The town election passed off very quietly last Monday. The following were elected:
We call the attention of our readers this week to the announcement of J. J. Horner as a candidate for Treasurer of Marion county. Mr. Horner was born in Tennessee, entered the Confederate army at the beginning of the war and stayed in to the close, being twice wounded. He cast his first vote for Franklin Pierce, and has voted the Democratic ticket straight ever since. He came to Arkansas 21 years ago, has been a farmer all the time, and is one of the best and most solid citizens in the county. He has been a member of County Central Committee for six years and resigned that position to make the race. If elected, he will make us a good treasurer.

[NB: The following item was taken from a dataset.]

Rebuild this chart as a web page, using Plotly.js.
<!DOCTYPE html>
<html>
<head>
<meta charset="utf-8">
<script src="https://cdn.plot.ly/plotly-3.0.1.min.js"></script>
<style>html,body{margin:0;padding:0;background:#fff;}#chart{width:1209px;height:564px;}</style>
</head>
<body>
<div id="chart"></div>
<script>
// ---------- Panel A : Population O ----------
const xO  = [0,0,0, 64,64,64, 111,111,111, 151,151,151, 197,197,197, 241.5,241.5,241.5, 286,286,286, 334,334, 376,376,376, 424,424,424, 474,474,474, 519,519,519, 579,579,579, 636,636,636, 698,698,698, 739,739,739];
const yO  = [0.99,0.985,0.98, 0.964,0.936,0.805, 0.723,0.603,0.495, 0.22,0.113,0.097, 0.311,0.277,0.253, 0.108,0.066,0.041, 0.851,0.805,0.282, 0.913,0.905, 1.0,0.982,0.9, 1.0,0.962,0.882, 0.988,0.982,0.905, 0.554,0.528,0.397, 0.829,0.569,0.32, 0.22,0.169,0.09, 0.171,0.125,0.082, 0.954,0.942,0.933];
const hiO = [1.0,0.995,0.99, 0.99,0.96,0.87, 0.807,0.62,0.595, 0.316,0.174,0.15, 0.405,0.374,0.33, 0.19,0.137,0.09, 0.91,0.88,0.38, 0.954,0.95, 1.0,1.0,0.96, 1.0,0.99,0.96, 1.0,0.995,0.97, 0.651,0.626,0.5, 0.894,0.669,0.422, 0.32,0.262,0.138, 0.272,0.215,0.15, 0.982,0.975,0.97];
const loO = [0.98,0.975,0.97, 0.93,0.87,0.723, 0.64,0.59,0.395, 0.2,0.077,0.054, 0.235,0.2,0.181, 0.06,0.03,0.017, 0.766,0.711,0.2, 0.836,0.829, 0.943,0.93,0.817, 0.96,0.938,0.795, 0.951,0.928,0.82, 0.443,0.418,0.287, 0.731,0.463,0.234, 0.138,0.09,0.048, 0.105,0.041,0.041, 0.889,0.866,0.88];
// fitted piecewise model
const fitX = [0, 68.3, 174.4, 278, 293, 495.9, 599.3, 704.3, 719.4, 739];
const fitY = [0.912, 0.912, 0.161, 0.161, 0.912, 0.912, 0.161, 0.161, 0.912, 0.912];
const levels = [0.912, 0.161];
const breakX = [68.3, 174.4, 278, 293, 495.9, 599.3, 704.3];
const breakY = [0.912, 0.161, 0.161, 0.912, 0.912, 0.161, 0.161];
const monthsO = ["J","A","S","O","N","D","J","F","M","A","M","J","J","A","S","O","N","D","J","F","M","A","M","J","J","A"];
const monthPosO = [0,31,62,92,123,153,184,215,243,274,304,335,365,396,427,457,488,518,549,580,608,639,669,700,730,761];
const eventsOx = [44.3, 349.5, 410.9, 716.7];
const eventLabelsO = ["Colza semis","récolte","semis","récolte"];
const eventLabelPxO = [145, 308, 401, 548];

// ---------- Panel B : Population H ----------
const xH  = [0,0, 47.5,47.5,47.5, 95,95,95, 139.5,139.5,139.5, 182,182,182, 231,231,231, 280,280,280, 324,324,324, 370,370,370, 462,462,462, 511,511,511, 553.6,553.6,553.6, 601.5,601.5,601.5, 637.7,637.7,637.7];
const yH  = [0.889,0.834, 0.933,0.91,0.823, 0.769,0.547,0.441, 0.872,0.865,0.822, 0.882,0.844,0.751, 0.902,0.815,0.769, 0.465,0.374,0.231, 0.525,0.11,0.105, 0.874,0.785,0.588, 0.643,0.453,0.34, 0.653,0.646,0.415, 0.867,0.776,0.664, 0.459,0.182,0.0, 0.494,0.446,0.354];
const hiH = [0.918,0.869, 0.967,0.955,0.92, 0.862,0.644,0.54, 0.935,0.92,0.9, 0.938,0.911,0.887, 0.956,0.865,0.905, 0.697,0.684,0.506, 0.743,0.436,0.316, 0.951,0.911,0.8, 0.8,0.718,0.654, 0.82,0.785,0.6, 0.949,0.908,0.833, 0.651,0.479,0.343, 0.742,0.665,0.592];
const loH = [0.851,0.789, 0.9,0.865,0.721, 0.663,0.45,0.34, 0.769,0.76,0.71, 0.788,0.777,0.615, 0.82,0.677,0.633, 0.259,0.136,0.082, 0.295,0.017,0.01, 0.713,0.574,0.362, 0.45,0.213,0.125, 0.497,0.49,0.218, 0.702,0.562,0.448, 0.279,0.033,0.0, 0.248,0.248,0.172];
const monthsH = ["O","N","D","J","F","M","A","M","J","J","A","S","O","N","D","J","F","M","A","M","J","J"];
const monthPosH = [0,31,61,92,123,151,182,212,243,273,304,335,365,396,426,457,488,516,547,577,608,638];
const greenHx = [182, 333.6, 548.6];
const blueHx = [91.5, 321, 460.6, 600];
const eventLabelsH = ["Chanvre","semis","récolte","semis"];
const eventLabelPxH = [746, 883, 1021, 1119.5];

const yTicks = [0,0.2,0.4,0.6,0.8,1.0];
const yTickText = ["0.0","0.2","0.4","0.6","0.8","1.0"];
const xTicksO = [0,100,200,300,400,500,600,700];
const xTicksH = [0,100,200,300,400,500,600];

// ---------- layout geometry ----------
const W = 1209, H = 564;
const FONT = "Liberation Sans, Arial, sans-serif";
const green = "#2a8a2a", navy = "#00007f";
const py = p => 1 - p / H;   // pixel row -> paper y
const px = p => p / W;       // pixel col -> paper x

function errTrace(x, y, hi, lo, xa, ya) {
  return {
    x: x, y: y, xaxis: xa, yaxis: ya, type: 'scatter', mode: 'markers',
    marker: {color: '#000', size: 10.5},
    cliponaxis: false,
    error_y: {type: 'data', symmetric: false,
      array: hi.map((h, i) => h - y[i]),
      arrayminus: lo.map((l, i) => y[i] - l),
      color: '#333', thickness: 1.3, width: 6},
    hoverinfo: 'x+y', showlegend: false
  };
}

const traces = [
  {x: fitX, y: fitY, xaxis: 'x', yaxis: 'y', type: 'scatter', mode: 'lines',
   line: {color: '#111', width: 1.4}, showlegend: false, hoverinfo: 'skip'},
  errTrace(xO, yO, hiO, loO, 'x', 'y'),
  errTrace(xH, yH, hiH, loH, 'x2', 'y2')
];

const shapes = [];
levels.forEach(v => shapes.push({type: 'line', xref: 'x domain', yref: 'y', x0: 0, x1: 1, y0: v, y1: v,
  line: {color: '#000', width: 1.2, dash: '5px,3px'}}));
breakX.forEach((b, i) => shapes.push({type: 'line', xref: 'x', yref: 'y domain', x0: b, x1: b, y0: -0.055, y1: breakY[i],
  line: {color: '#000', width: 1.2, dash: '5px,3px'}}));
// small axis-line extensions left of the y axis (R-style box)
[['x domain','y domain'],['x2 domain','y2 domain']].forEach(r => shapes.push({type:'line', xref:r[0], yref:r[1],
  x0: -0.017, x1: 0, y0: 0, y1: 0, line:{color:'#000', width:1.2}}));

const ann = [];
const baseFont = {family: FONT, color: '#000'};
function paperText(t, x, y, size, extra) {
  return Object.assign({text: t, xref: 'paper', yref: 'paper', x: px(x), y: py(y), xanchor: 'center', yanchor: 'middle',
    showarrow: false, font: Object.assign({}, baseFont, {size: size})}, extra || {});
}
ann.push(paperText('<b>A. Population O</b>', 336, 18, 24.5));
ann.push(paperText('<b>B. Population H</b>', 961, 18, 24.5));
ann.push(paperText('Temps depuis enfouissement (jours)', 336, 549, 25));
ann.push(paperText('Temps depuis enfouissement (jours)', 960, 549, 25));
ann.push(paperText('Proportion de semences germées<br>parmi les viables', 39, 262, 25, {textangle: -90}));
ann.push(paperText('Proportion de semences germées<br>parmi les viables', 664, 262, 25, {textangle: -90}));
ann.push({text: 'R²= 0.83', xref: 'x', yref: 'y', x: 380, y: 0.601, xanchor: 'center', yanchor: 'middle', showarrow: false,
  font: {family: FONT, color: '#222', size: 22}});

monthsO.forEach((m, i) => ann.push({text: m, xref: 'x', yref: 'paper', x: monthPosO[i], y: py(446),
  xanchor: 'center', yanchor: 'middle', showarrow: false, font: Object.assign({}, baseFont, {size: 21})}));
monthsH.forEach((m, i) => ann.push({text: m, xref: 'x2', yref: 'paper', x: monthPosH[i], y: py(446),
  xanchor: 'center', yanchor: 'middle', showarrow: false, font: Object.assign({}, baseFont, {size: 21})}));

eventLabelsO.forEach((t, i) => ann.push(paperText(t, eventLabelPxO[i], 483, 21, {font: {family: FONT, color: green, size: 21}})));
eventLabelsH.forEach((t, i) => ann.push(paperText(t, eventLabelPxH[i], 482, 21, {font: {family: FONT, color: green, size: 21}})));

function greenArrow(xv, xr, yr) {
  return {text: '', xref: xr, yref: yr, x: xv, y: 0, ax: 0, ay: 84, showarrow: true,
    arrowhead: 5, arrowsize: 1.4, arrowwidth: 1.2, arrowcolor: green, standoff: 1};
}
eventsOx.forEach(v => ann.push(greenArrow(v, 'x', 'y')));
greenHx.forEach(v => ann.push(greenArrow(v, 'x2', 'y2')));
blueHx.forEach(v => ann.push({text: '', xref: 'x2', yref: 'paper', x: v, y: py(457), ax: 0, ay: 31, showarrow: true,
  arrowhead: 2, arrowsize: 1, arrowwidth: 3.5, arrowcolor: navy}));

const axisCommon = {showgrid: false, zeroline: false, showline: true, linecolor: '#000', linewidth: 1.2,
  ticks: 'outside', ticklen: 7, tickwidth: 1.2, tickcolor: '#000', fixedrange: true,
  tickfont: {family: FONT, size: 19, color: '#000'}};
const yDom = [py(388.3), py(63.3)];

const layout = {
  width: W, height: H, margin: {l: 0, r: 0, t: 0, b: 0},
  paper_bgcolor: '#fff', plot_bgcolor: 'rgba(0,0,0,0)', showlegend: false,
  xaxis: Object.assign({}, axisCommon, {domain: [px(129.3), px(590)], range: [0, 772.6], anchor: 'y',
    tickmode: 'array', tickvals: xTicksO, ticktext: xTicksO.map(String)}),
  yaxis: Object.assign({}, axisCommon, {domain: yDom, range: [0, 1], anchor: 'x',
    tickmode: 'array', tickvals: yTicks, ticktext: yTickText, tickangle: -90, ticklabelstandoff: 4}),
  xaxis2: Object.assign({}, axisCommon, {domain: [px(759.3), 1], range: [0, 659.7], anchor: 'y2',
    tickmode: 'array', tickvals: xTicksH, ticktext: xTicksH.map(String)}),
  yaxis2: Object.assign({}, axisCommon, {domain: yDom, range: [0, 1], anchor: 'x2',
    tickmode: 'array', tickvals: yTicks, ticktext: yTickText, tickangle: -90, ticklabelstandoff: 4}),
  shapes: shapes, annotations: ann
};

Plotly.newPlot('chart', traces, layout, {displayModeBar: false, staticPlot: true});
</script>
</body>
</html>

We take pleasure in calling attention to the announcement of J. J. Keeter as a candidate for Sheriff and ex-Officio Collector of Marion county. Mr. Keeter was one of the early settlers in Marion county, emigrating here in 1858. He went into the war of 62 and served gallantly in the Confederate cause until 65. He then came back and went to work on his farm and has been a farmer ever since, and is one of the staunch, solid citizens of our county. Twelve years ago he was elected sheriff and he served the people for ten years in that capacity. His record during this period is well known to all our people and he is perfectly willing for them to pass judgment on the same.
Health generally good. J. E. Montgomery is slowly but gradually recovering. We had a great deal of rain last week. Tramel Rea has made some valuable improvements to his steam mill.